Former U.S. Treasury Secretary Lawrence Summers and international banker Peter Sands of the Kennedy School of Government at Harvard University agree. They said $100 bills play little role in the functioning of the legitimate part of the American economy, yet the government prints billions of them each year, seemingly as a public service to criminals.
Experts guess that two-thirds of the bills with Benjamin Franklin’s portrait circulate overseas, out of sight and out of mind for most Americans. The €500 note is said to be so popular among illicit weapons dealers and other black-market operators that its slang term is the “Bin Laden.”
Large sums converted to large bills are eminently transportable and therefore easily hidden from border guards and tax authorities. They are easy to count and easy to convert, but it’s hard to account for them and hard to keep track of them as they cross borders and change hands.

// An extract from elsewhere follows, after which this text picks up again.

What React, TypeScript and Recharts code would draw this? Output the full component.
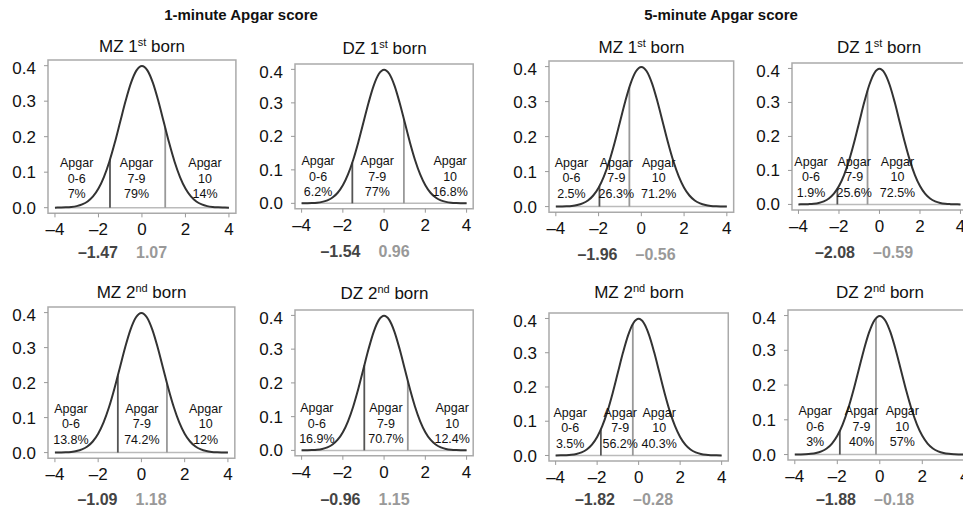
import { ComposedChart, Line, Scatter, XAxis, YAxis, ReferenceArea, ReferenceLine } from "recharts";

// liability scale (x) and the normal density (y)
const curveX = [
  -4, -3.75, -3.5, -3.25, -3, -2.75, -2.5, -2.25, -2, -1.75, -1.5, -1.25, -1, -0.75, -0.5, -0.25,
  0, 0.25, 0.5, 0.75, 1, 1.25, 1.5, 1.75, 2, 2.25, 2.5, 2.75, 3, 3.25, 3.5, 3.75, 4,
];
const curveY = [
  0.0001, 0.0004, 0.0009, 0.002, 0.0044, 0.0091, 0.0175, 0.0317, 0.054, 0.0863, 0.1295, 0.1826, 0.242, 0.3011, 0.3521, 0.3867,
  0.3989, 0.3867, 0.3521, 0.3011, 0.242, 0.1826, 0.1295, 0.0863, 0.054, 0.0317, 0.0175, 0.0091, 0.0044, 0.002, 0.0009, 0.0004, 0.0001,
];

const xTicks = [-4, -2, 0, 2, 4];
const yTicks = [0, 0.1, 0.2, 0.3, 0.4];

const zygosity = ["MZ", "DZ", "MZ", "DZ", "MZ", "DZ", "MZ", "DZ"];
const birthOrder = ["1", "1", "1", "1", "2", "2", "2", "2"];
const ordinal = ["st", "st", "st", "st", "nd", "nd", "nd", "nd"];
const categories = ["0-6", "7-9", "10"];

const lowCut = [-1.47, -1.54, -1.96, -2.08, -1.09, -0.96, -1.82, -1.88];
const highCut = [1.07, 0.96, -0.56, -0.59, 1.18, 1.15, -0.28, -0.18];
// curve height where each threshold line stops
const lowCutHeight = [0.135, 0.122, 0.058, 0.046, 0.22, 0.252, 0.076, 0.068];
const highCutHeight = [0.225, 0.252, 0.341, 0.335, 0.199, 0.206, 0.384, 0.392];

const pct06 = ["7%", "6.2%", "2.5%", "1.9%", "13.8%", "16.9%", "3.5%", "3%"];
const pct79 = ["79%", "77%", "26.3%", "25.6%", "74.2%", "70.7%", "56.2%", "40%"];
const pct10 = ["14%", "16.8%", "71.2%", "72.5%", "12%", "12.4%", "40.3%", "57%"];

const headers = ["1-minute Apgar score", "5-minute Apgar score"];

// pixel placement of each panel: x of -4 / 4, y of 0.4 / 0, plus text rows
const layout = [
  { xa: 55, xb: 229, yt: 66, y0: 208, titleY: 47, cutY: 253, lx: [-3.0, -0.25, 2.9] },
  { xa: 302, xb: 467, yt: 69, y0: 203, titleY: 49, cutY: 252, lx: [-3.2, -0.33, 3.2] },
  { xa: 556, xb: 727, yt: 67, y0: 207, titleY: 48, cutY: 255, lx: [-3.27, -1.17, 0.81] },
  { xa: 798, xb: 960, yt: 68, y0: 204, titleY: 48, cutY: 253, lx: [-3.38, -1.25, 0.89] },
  { xa: 55, xb: 228, yt: 313, y0: 453, titleY: 293, cutY: 500, lx: [-3.26, 0.02, 2.97] },
  { xa: 302, xb: 467, yt: 315, y0: 450, titleY: 294, cutY: 500, lx: [-3.26, 0.09, 3.3] },
  { xa: 556, xb: 722, yt: 318, y0: 455, titleY: 293, cutY: 500, lx: [-3.3, -0.89, 0.99] },
  { xa: 795, xb: 965, yt: 316, y0: 455, titleY: 293, cutY: 500, lx: [-3.04, -0.86, 1.06] },
];

const FONT = '"Liberation Sans", Arial, sans-serif';
const YW = 45;
const XH = 40;
const X_DOM = [-4.32, 4.32];
const Y_DOM = [-0.016, 0.416];

const curve = curveX.map((x, i) => ({ x, y: curveY[i] }));
const dash = (v: number) => String(v).replace("-", "\u2013");
const fmt = (v: number) => v.toFixed(2).replace("-", "\u2013");

const LabelShape = (props: any) => {
  const { cx, cy, payload } = props;
  return (
    <g>
      {payload.lines.map((t: string, k: number) => (
        <text key={k} x={cx} y={cy + k * 15.5} textAnchor="middle" dominantBaseline="central" fontSize={12.5} fill="#111">
          {t}
        </text>
      ))}
    </g>
  );
};

const Panel = ({ i }: { i: number }) => {
  const L = layout[i];
  const sx = (L.xb - L.xa) / 8;
  const sy = (L.y0 - L.yt) / 0.4;
  const plotLeft = L.xa - 0.32 * sx;
  const plotW = 8.64 * sx;
  const plotTop = L.yt - 0.016 * sy;
  const plotH = 0.432 * sy;
  const cx = plotLeft + plotW / 2;
  const labels = [
    { x: L.lx[0], y: 0.125, lines: ["Apgar", categories[0], pct06[i]] },
    { x: L.lx[1], y: 0.125, lines: ["Apgar", categories[1], pct79[i]] },
    { x: L.lx[2], y: 0.125, lines: ["Apgar", categories[2], pct10[i]] },
  ];
  return (
    <>
      <div
        style={{
          position: "absolute", left: cx - 100, width: 200, top: L.titleY - 10, height: 20,
          lineHeight: "20px", textAlign: "center", fontSize: 17, color: "#111",
        }}
      >
        {zygosity[i]} {birthOrder[i]}
        <span style={{ fontSize: 11, position: "relative", top: -6 }}>{ordinal[i]}</span> born
      </div>
      <div style={{ position: "absolute", left: plotLeft - YW, top: plotTop - 2 }}>
        <ComposedChart
          width={YW + plotW + 4}
          height={2 + plotH + XH}
          margin={{ top: 2, right: 4, bottom: 0, left: 0 }}
        >
          <XAxis
            type="number" dataKey="x" domain={X_DOM} ticks={xTicks} allowDataOverflow
            axisLine={false} tickSize={4} tickMargin={6} height={XH}
            tickLine={{ stroke: "#999" }} tick={{ fontSize: 17, fill: "#111" }}
            tickFormatter={dash}
          />
          <YAxis
            type="number" domain={Y_DOM} ticks={yTicks} allowDataOverflow width={YW}
            axisLine={false} tickSize={4} tickMargin={8}
            tickLine={{ stroke: "#999" }} tick={{ fontSize: 17, fill: "#111" }}
            tickFormatter={(v: number) => v.toFixed(1)}
          />
          <ReferenceArea x1={X_DOM[0]} x2={X_DOM[1]} y1={Y_DOM[0]} y2={Y_DOM[1]} fill="none" stroke="#aaa" strokeWidth={1.5} />
          <ReferenceLine segment={[{ x: -4, y: 0 }, { x: 4, y: 0 }]} stroke="#bbb" strokeWidth={1.5} />
          <ReferenceLine segment={[{ x: lowCut[i], y: 0 }, { x: lowCut[i], y: lowCutHeight[i] }]} stroke="#555" strokeWidth={1.8} />
          <ReferenceLine segment={[{ x: highCut[i], y: 0 }, { x: highCut[i], y: highCutHeight[i] }]} stroke="#999" strokeWidth={1.8} />
          <Line data={curve} dataKey="y" type="monotone" stroke="#333" strokeWidth={2} dot={false} isAnimationActive={false} />
          <Scatter data={labels} dataKey="y" shape={LabelShape} isAnimationActive={false} />
        </ComposedChart>
      </div>
      <div
        style={{
          position: "absolute", left: cx - 124, width: 100, top: L.cutY - 10, height: 20,
          lineHeight: "20px", textAlign: "right", fontSize: 16, fontWeight: "bold", color: "#444",
        }}
      >
        {fmt(lowCut[i])}
      </div>
      <div
        style={{
          position: "absolute", left: cx - 6, width: 100, top: L.cutY - 10, height: 20,
          lineHeight: "20px", textAlign: "left", fontSize: 16, fontWeight: "bold", color: "#999",
        }}
      >
        {fmt(highCut[i])}
      </div>
    </>
  );
};

export default function App() {
  return (
    <div
      style={{
        position: "absolute", left: 0, top: 0, width: 963, height: 513, overflow: "hidden",
        background: "#fff", fontFamily: FONT,
      }}
    >
      {headers.map((h, k) => (
        <div
          key={h}
          style={{
            position: "absolute", left: (k === 0 ? 241 : 721) - 150, width: 300, top: 5, height: 20,
            lineHeight: "20px", textAlign: "center", fontSize: 15, fontWeight: "bold", color: "#111",
          }}
        >
          {h}
        </div>
      ))}
      {layout.map((_, i) => (
        <Panel key={i} i={i} />
      ))}
    </div>
  );
}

Unfortunately for law enforcement, big bills facilitate illegal transactions; they don’t cause them. Crime is profitable in any currency. Criminals can afford other means of exchange and other ways to store value. Diamonds are old-fashioned, but they can be a mobster’s best friend. Bitcoin is widely misunderstood, but such computerized valuta is widely recognized as untraceable. And so on. A simple IOU can be as solid as any money, if the issuer knows his life is on the line for payment. But we can try to make life difficult for criminals.
Cash is in high demand among those who find financial transparency and record-keeping to be obstacles to their businesses. Where would bribery, extortion, ransoming, drug dealing, tax evasion, and gun-running be without big bills that fit in small suitcases?
However, we should put in a word of sympathy for the people who like to keep their secret savings at home, in a sock or a mattress. They have more reason than ever to do so, as governments define more activities as tax evasion, even while they drift toward confiscatory negative interest rates.